__What the exercise asks__: Copy out every line exactly as given.

__Dataset records__:
★ ★ ★ ★ ★ ★ ★

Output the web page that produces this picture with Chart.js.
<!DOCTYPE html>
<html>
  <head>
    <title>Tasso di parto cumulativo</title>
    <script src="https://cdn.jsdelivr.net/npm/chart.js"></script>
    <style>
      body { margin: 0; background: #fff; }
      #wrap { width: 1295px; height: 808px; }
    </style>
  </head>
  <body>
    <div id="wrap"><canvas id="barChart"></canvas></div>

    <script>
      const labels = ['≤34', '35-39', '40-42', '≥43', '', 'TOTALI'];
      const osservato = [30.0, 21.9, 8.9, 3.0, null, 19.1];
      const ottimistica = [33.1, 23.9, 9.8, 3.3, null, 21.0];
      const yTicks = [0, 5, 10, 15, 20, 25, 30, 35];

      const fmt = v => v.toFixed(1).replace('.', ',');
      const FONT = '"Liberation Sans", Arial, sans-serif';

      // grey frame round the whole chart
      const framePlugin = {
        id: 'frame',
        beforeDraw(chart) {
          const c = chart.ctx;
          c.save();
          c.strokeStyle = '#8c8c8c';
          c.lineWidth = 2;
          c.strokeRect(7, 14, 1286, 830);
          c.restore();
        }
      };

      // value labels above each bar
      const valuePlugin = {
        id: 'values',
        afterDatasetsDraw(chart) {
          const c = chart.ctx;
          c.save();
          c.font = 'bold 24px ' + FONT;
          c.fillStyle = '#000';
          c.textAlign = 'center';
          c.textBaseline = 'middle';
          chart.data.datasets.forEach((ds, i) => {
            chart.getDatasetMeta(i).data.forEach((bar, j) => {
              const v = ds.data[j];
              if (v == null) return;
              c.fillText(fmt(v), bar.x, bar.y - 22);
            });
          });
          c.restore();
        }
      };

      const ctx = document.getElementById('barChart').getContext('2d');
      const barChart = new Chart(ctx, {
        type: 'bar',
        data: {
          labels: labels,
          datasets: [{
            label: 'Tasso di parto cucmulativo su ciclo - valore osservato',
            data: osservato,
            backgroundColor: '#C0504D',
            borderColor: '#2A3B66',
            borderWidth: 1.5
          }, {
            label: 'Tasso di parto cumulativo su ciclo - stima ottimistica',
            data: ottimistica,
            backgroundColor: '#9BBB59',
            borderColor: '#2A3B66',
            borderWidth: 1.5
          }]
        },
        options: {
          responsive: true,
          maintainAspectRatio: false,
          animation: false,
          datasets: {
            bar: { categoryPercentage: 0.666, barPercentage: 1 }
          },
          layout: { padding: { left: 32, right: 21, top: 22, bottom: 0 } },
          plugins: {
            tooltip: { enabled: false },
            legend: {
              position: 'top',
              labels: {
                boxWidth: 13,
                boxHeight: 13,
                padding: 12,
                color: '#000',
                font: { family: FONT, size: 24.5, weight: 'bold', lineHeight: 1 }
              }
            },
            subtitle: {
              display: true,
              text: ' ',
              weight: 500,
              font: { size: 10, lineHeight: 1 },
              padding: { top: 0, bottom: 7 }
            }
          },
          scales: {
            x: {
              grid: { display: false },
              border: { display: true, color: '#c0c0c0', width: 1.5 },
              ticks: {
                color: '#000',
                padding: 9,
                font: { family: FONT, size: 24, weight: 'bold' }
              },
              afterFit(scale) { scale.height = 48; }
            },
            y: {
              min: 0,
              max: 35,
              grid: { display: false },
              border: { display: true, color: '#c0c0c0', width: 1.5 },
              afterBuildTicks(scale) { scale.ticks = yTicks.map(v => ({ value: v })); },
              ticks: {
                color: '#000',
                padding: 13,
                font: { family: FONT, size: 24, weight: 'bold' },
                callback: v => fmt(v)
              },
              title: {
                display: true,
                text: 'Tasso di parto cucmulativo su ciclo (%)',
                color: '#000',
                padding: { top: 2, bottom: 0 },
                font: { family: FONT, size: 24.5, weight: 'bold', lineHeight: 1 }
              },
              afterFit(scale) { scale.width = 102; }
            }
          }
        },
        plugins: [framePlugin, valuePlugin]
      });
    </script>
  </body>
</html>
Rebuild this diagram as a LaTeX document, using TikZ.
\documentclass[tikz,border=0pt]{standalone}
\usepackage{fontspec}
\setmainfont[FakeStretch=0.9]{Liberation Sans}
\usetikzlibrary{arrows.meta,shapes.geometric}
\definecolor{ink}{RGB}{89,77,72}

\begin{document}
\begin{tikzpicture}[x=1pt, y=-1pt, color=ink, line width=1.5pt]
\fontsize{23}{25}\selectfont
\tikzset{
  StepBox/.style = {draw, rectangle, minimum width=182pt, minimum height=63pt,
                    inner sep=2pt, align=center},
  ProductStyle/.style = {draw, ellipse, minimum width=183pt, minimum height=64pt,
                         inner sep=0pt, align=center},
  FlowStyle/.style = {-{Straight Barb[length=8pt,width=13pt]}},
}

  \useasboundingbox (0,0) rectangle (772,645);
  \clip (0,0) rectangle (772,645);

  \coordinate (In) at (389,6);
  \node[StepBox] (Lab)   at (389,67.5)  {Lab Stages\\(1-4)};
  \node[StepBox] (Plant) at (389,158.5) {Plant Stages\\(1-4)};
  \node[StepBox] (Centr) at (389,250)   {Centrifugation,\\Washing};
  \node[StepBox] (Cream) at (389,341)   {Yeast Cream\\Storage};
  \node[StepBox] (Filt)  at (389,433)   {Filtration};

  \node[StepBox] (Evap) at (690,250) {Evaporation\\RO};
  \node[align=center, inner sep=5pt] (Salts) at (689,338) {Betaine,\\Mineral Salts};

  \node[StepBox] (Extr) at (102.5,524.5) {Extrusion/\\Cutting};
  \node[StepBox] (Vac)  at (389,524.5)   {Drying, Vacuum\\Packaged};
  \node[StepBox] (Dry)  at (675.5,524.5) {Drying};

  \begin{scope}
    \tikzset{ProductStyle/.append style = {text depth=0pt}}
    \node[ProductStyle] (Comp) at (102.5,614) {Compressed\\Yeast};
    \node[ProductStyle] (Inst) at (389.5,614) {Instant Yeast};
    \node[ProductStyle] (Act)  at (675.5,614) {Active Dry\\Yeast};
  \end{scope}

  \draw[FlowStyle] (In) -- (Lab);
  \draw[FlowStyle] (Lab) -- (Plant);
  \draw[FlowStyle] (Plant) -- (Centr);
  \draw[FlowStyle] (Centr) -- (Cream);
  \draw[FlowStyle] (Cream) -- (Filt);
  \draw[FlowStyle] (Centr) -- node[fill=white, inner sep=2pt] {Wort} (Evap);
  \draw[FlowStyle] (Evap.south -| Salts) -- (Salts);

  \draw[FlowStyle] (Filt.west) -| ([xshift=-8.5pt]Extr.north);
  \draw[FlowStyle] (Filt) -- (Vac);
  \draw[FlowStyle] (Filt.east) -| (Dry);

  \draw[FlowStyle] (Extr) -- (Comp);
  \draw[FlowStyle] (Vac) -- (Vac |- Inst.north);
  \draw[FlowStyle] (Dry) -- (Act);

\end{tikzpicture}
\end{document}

★ ★ ★ ★ ★ ★ ★

__Final answer__:
Output the web page that produces this picture with Chart.js.
<!DOCTYPE html>
<html>
  <head>
    <title>Tasso di parto cumulativo</title>
    <script src="https://cdn.jsdelivr.net/npm/chart.js"></script>
    <style>
      body { margin: 0; background: #fff; }
      #wrap { width: 1295px; height: 808px; }
    </style>
  </head>
  <body>
    <div id="wrap"><canvas id="barChart"></canvas></div>

    <script>
      const labels = ['≤34', '35-39', '40-42', '≥43', '', 'TOTALI'];
      const osservato = [30.0, 21.9, 8.9, 3.0, null, 19.1];
      const ottimistica = [33.1, 23.9, 9.8, 3.3, null, 21.0];
      const yTicks = [0, 5, 10, 15, 20, 25, 30, 35];

      const fmt = v => v.toFixed(1).replace('.', ',');
      const FONT = '"Liberation Sans", Arial, sans-serif';

      // grey frame round the whole chart
      const framePlugin = {
        id: 'frame',
        beforeDraw(chart) {
          const c = chart.ctx;
          c.save();
          c.strokeStyle = '#8c8c8c';
          c.lineWidth = 2;
          c.strokeRect(7, 14, 1286, 830);
          c.restore();
        }
      };

      // value labels above each bar
      const valuePlugin = {
        id: 'values',
        afterDatasetsDraw(chart) {
          const c = chart.ctx;
          c.save();
          c.font = 'bold 24px ' + FONT;
          c.fillStyle = '#000';
          c.textAlign = 'center';
          c.textBaseline = 'middle';
          chart.data.datasets.forEach((ds, i) => {
            chart.getDatasetMeta(i).data.forEach((bar, j) => {
              const v = ds.data[j];
              if (v == null) return;
              c.fillText(fmt(v), bar.x, bar.y - 22);
            });
          });
          c.restore();
        }
      };

      const ctx = document.getElementById('barChart').getContext('2d');
      const barChart = new Chart(ctx, {
        type: 'bar',
        data: {
          labels: labels,
          datasets: [{
            label: 'Tasso di parto cucmulativo su ciclo - valore osservato',
            data: osservato,
            backgroundColor: '#C0504D',
            borderColor: '#2A3B66',
            borderWidth: 1.5
          }, {
            label: 'Tasso di parto cumulativo su ciclo - stima ottimistica',
            data: ottimistica,
            backgroundColor: '#9BBB59',
            borderColor: '#2A3B66',
            borderWidth: 1.5
          }]
        },
        options: {
          responsive: true,
          maintainAspectRatio: false,
          animation: false,
          datasets: {
            bar: { categoryPercentage: 0.666, barPercentage: 1 }
          },
          layout: { padding: { left: 32, right: 21, top: 22, bottom: 0 } },
          plugins: {
            tooltip: { enabled: false },
            legend: {
              position: 'top',
              labels: {
                boxWidth: 13,
                boxHeight: 13,
                padding: 12,
                color: '#000',
                font: { family: FONT, size: 24.5, weight: 'bold', lineHeight: 1 }
              }
            },
            subtitle: {
              display: true,
              text: ' ',
              weight: 500,
              font: { size: 10, lineHeight: 1 },
              padding: { top: 0, bottom: 7 }
            }
          },
          scales: {
            x: {
              grid: { display: false },
              border: { display: true, color: '#c0c0c0', width: 1.5 },
              ticks: {
                color: '#000',
                padding: 9,
                font: { family: FONT, size: 24, weight: 'bold' }
              },
              afterFit(scale) { scale.height = 48; }
            },
            y: {
              min: 0,
              max: 35,
              grid: { display: false },
              border: { display: true, color: '#c0c0c0', width: 1.5 },
              afterBuildTicks(scale) { scale.ticks = yTicks.map(v => ({ value: v })); },
              ticks: {
                color: '#000',
                padding: 13,
                font: { family: FONT, size: 24, weight: 'bold' },
                callback: v => fmt(v)
              },
              title: {
                display: true,
                text: 'Tasso di parto cucmulativo su ciclo (%)',
                color: '#000',
                padding: { top: 2, bottom: 0 },
                font: { family: FONT, size: 24.5, weight: 'bold', lineHeight: 1 }
              },
              afterFit(scale) { scale.width = 102; }
            }
          }
        },
        plugins: [framePlugin, valuePlugin]
      });
    </script>
  </body>
</html>
Rebuild this diagram as a LaTeX document, using TikZ.
\documentclass[tikz,border=0pt]{standalone}
\usepackage{fontspec}
\setmainfont[FakeStretch=0.9]{Liberation Sans}
\usetikzlibrary{arrows.meta,shapes.geometric}
\definecolor{ink}{RGB}{89,77,72}

\begin{document}
\begin{tikzpicture}[x=1pt, y=-1pt, color=ink, line width=1.5pt]
\fontsize{23}{25}\selectfont
\tikzset{
  StepBox/.style = {draw, rectangle, minimum width=182pt, minimum height=63pt,
                    inner sep=2pt, align=center},
  ProductStyle/.style = {draw, ellipse, minimum width=183pt, minimum height=64pt,
                         inner sep=0pt, align=center},
  FlowStyle/.style = {-{Straight Barb[length=8pt,width=13pt]}},
}

  \useasboundingbox (0,0) rectangle (772,645);
  \clip (0,0) rectangle (772,645);

  \coordinate (In) at (389,6);
  \node[StepBox] (Lab)   at (389,67.5)  {Lab Stages\\(1-4)};
  \node[StepBox] (Plant) at (389,158.5) {Plant Stages\\(1-4)};
  \node[StepBox] (Centr) at (389,250)   {Centrifugation,\\Washing};
  \node[StepBox] (Cream) at (389,341)   {Yeast Cream\\Storage};
  \node[StepBox] (Filt)  at (389,433)   {Filtration};

  \node[StepBox] (Evap) at (690,250) {Evaporation\\RO};
  \node[align=center, inner sep=5pt] (Salts) at (689,338) {Betaine,\\Mineral Salts};

  \node[StepBox] (Extr) at (102.5,524.5) {Extrusion/\\Cutting};
  \node[StepBox] (Vac)  at (389,524.5)   {Drying, Vacuum\\Packaged};
  \node[StepBox] (Dry)  at (675.5,524.5) {Drying};

  \begin{scope}
    \tikzset{ProductStyle/.append style = {text depth=0pt}}
    \node[ProductStyle] (Comp) at (102.5,614) {Compressed\\Yeast};
    \node[ProductStyle] (Inst) at (389.5,614) {Instant Yeast};
    \node[ProductStyle] (Act)  at (675.5,614) {Active Dry\\Yeast};
  \end{scope}

  \draw[FlowStyle] (In) -- (Lab);
  \draw[FlowStyle] (Lab) -- (Plant);
  \draw[FlowStyle] (Plant) -- (Centr);
  \draw[FlowStyle] (Centr) -- (Cream);
  \draw[FlowStyle] (Cream) -- (Filt);
  \draw[FlowStyle] (Centr) -- node[fill=white, inner sep=2pt] {Wort} (Evap);
  \draw[FlowStyle] (Evap.south -| Salts) -- (Salts);

  \draw[FlowStyle] (Filt.west) -| ([xshift=-8.5pt]Extr.north);
  \draw[FlowStyle] (Filt) -- (Vac);
  \draw[FlowStyle] (Filt.east) -| (Dry);

  \draw[FlowStyle] (Extr) -- (Comp);
  \draw[FlowStyle] (Vac) -- (Vac |- Inst.north);
  \draw[FlowStyle] (Dry) -- (Act);

\end{tikzpicture}
\end{document}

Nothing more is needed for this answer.